- **Instruction**:
Set down the material once more, exactly as it appears.

◇ ◇ ◇ ◇

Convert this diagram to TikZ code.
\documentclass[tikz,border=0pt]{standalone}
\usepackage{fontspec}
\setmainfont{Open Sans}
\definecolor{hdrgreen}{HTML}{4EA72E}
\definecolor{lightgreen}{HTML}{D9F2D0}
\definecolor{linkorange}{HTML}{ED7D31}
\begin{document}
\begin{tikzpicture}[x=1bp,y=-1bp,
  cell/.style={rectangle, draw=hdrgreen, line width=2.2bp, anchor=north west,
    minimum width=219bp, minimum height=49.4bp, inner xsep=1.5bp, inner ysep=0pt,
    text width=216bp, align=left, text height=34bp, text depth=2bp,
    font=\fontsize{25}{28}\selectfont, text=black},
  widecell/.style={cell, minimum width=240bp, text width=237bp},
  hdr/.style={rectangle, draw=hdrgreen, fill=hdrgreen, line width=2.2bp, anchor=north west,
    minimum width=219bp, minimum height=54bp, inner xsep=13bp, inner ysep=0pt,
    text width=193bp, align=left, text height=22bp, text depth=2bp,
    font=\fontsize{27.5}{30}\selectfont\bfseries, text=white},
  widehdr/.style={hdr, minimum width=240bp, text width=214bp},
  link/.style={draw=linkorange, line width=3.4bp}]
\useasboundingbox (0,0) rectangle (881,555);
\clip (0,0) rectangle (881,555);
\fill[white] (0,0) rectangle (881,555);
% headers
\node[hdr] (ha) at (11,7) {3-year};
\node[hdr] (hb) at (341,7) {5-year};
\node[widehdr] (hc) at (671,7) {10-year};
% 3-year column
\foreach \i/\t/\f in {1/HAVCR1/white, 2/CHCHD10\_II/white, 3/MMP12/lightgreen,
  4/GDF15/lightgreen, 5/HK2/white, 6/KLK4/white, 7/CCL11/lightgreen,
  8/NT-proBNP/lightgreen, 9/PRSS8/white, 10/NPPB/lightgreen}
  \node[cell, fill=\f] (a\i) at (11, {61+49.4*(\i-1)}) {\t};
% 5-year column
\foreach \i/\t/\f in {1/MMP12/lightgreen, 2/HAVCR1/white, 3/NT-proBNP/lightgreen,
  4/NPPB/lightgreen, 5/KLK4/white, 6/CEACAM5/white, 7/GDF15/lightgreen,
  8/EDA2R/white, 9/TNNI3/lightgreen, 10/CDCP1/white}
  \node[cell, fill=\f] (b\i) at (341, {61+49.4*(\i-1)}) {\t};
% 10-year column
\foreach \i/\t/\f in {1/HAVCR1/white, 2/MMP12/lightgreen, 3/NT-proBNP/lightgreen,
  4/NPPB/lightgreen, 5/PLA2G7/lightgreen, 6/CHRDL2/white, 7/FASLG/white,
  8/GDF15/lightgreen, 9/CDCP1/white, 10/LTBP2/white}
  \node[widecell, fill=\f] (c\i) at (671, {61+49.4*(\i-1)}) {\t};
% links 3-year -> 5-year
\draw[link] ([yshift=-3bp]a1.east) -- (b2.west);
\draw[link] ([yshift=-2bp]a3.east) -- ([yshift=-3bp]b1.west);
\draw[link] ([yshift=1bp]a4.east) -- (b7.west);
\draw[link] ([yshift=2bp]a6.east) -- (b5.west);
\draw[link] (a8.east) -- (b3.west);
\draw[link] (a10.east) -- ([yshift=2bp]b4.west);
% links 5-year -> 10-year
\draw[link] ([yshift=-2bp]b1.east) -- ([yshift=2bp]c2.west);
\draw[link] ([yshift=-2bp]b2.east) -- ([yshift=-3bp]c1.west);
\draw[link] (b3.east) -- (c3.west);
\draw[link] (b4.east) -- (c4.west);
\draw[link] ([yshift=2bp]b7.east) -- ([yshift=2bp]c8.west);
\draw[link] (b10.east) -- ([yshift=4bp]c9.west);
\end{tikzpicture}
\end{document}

◇ ◇ ◇ ◇

- **Finished task**:
Convert this diagram to TikZ code.
\documentclass[tikz,border=0pt]{standalone}
\usepackage{fontspec}
\setmainfont{Open Sans}
\definecolor{hdrgreen}{HTML}{4EA72E}
\definecolor{lightgreen}{HTML}{D9F2D0}
\definecolor{linkorange}{HTML}{ED7D31}
\begin{document}
\begin{tikzpicture}[x=1bp,y=-1bp,
  cell/.style={rectangle, draw=hdrgreen, line width=2.2bp, anchor=north west,
    minimum width=219bp, minimum height=49.4bp, inner xsep=1.5bp, inner ysep=0pt,
    text width=216bp, align=left, text height=34bp, text depth=2bp,
    font=\fontsize{25}{28}\selectfont, text=black},
  widecell/.style={cell, minimum width=240bp, text width=237bp},
  hdr/.style={rectangle, draw=hdrgreen, fill=hdrgreen, line width=2.2bp, anchor=north west,
    minimum width=219bp, minimum height=54bp, inner xsep=13bp, inner ysep=0pt,
    text width=193bp, align=left, text height=22bp, text depth=2bp,
    font=\fontsize{27.5}{30}\selectfont\bfseries, text=white},
  widehdr/.style={hdr, minimum width=240bp, text width=214bp},
  link/.style={draw=linkorange, line width=3.4bp}]
\useasboundingbox (0,0) rectangle (881,555);
\clip (0,0) rectangle (881,555);
\fill[white] (0,0) rectangle (881,555);
% headers
\node[hdr] (ha) at (11,7) {3-year};
\node[hdr] (hb) at (341,7) {5-year};
\node[widehdr] (hc) at (671,7) {10-year};
% 3-year column
\foreach \i/\t/\f in {1/HAVCR1/white, 2/CHCHD10\_II/white, 3/MMP12/lightgreen,
  4/GDF15/lightgreen, 5/HK2/white, 6/KLK4/white, 7/CCL11/lightgreen,
  8/NT-proBNP/lightgreen, 9/PRSS8/white, 10/NPPB/lightgreen}
  \node[cell, fill=\f] (a\i) at (11, {61+49.4*(\i-1)}) {\t};
% 5-year column
\foreach \i/\t/\f in {1/MMP12/lightgreen, 2/HAVCR1/white, 3/NT-proBNP/lightgreen,
  4/NPPB/lightgreen, 5/KLK4/white, 6/CEACAM5/white, 7/GDF15/lightgreen,
  8/EDA2R/white, 9/TNNI3/lightgreen, 10/CDCP1/white}
  \node[cell, fill=\f] (b\i) at (341, {61+49.4*(\i-1)}) {\t};
% 10-year column
\foreach \i/\t/\f in {1/HAVCR1/white, 2/MMP12/lightgreen, 3/NT-proBNP/lightgreen,
  4/NPPB/lightgreen, 5/PLA2G7/lightgreen, 6/CHRDL2/white, 7/FASLG/white,
  8/GDF15/lightgreen, 9/CDCP1/white, 10/LTBP2/white}
  \node[widecell, fill=\f] (c\i) at (671, {61+49.4*(\i-1)}) {\t};
% links 3-year -> 5-year
\draw[link] ([yshift=-3bp]a1.east) -- (b2.west);
\draw[link] ([yshift=-2bp]a3.east) -- ([yshift=-3bp]b1.west);
\draw[link] ([yshift=1bp]a4.east) -- (b7.west);
\draw[link] ([yshift=2bp]a6.east) -- (b5.west);
\draw[link] (a8.east) -- (b3.west);
\draw[link] (a10.east) -- ([yshift=2bp]b4.west);
% links 5-year -> 10-year
\draw[link] ([yshift=-2bp]b1.east) -- ([yshift=2bp]c2.west);
\draw[link] ([yshift=-2bp]b2.east) -- ([yshift=-3bp]c1.west);
\draw[link] (b3.east) -- (c3.west);
\draw[link] (b4.east) -- (c4.west);
\draw[link] ([yshift=2bp]b7.east) -- ([yshift=2bp]c8.west);
\draw[link] (b10.east) -- ([yshift=4bp]c9.west);
\end{tikzpicture}
\end{document}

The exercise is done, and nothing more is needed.